Some records:
--------------------------------------------------

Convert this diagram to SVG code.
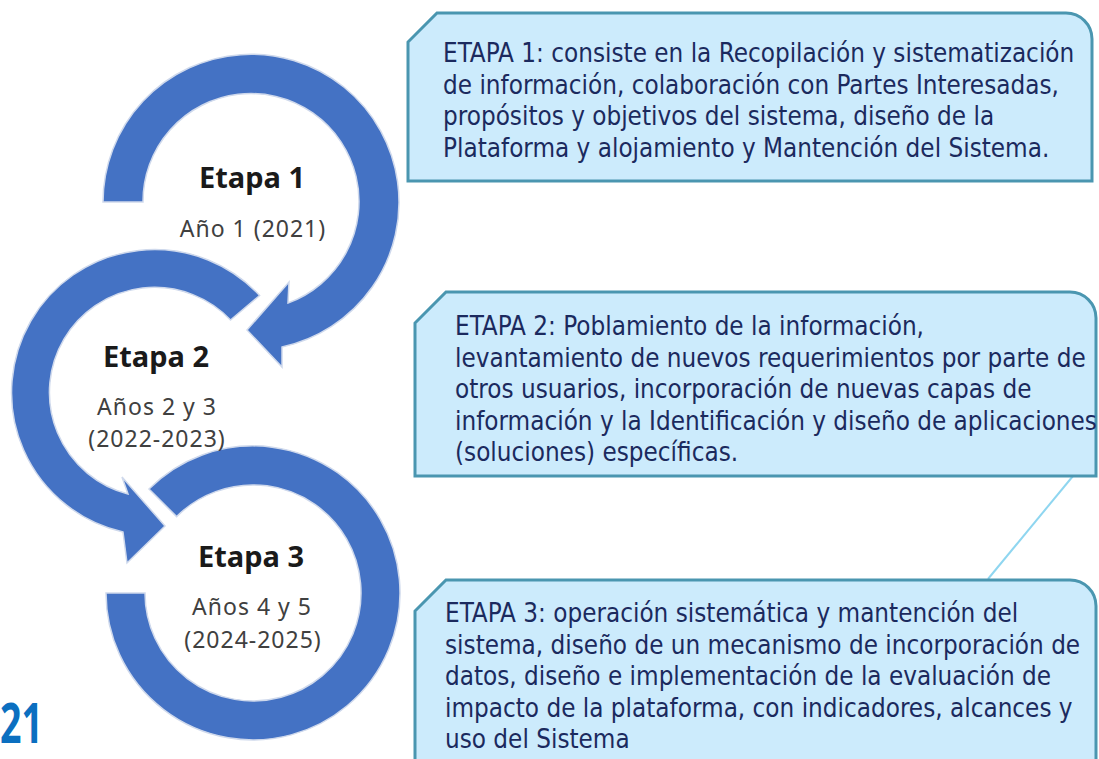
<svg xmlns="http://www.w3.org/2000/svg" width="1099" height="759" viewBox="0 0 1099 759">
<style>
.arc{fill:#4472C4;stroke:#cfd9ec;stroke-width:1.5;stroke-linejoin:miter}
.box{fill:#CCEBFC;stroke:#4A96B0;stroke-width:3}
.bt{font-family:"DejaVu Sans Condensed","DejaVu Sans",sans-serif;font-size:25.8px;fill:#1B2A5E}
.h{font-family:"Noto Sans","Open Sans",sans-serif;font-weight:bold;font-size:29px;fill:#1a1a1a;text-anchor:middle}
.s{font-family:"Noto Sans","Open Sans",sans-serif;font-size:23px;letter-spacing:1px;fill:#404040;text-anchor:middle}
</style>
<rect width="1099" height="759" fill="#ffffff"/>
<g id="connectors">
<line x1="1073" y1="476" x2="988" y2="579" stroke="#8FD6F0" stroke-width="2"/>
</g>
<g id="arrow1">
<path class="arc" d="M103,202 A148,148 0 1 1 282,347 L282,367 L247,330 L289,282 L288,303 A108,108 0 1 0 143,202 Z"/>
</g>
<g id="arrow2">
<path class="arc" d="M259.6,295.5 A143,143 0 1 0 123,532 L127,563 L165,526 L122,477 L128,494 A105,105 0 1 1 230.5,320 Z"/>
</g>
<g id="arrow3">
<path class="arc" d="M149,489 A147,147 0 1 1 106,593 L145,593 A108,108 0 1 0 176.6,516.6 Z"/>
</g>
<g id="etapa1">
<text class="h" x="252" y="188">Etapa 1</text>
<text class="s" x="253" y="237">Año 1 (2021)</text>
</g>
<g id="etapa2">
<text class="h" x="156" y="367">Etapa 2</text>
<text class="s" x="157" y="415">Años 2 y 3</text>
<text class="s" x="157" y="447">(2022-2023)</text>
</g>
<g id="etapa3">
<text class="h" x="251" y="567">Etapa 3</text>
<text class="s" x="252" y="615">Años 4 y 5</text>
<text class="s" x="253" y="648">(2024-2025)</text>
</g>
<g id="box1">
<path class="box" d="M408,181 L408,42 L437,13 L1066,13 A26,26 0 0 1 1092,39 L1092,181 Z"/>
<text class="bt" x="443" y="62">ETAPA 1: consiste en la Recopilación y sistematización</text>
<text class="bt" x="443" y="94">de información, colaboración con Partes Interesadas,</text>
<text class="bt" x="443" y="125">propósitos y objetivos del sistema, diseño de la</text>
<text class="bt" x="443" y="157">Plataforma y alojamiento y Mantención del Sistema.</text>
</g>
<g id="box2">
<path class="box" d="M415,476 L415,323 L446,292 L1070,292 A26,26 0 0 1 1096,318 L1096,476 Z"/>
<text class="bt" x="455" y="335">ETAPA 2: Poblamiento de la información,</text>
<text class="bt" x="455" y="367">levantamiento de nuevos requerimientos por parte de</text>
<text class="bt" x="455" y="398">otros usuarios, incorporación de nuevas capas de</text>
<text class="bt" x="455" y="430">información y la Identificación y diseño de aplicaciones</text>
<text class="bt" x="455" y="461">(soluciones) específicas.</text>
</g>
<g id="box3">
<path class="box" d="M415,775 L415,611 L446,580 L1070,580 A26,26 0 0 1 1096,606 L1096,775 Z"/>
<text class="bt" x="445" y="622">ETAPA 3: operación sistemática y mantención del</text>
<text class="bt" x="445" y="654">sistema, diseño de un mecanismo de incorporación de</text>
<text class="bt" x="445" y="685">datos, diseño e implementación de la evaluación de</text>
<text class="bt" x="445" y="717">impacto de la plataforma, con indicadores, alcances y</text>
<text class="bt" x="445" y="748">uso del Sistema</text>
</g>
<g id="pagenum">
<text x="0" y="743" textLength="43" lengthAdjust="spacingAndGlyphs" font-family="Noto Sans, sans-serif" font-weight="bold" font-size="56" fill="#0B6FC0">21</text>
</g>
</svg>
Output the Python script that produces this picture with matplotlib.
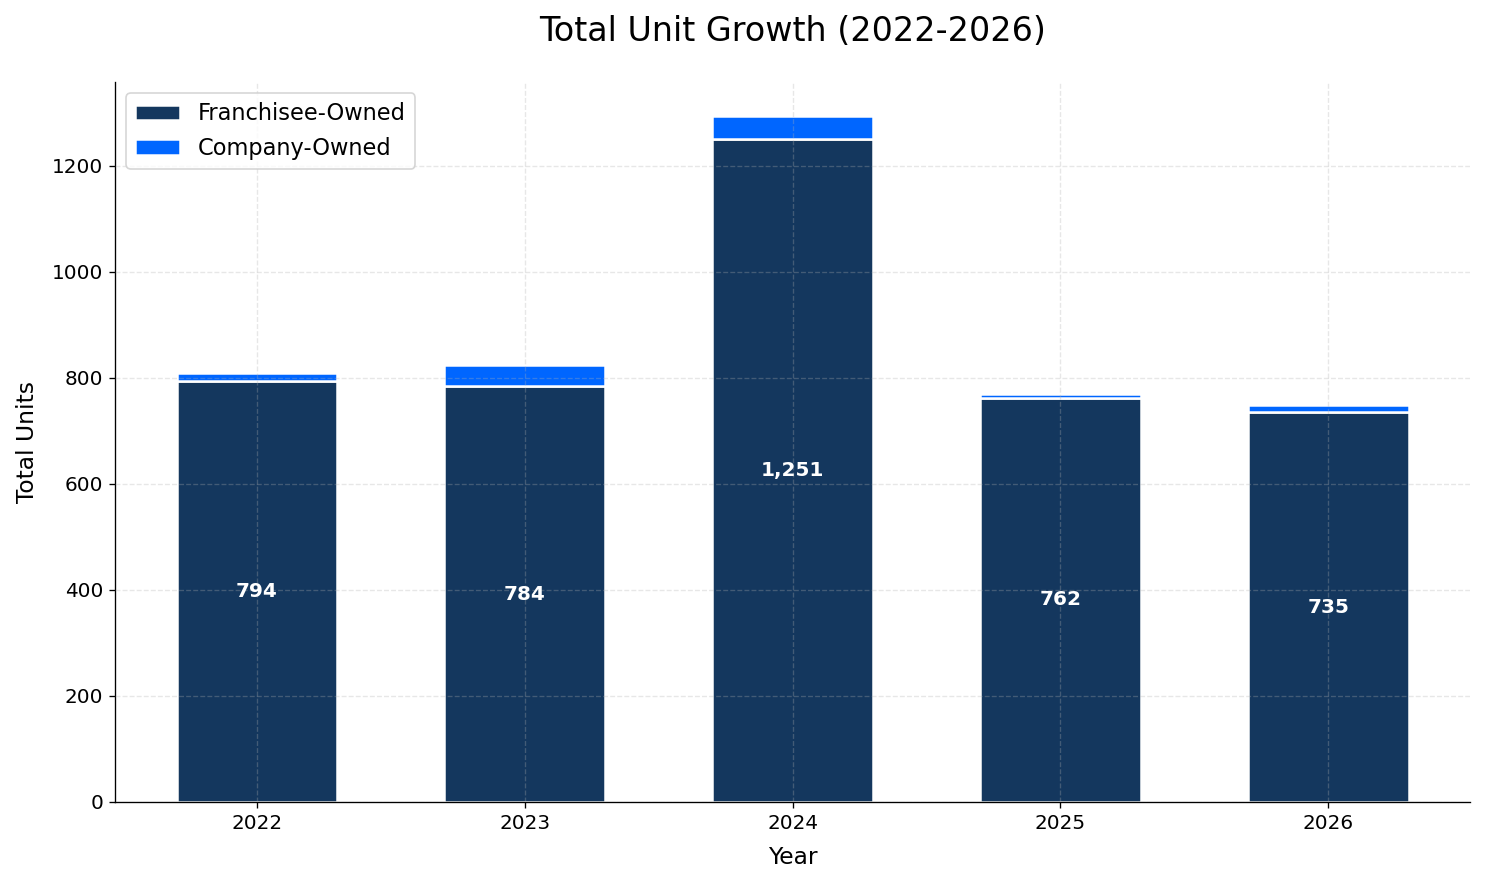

--------------------------------------------------

● THE PROBLEM: Lines that hold the word "this" are the ones to return, every one of them.

● SOLUTION TO THE EXERCISE:
Convert this diagram to SVG code.
Output the Python script that produces this picture with matplotlib.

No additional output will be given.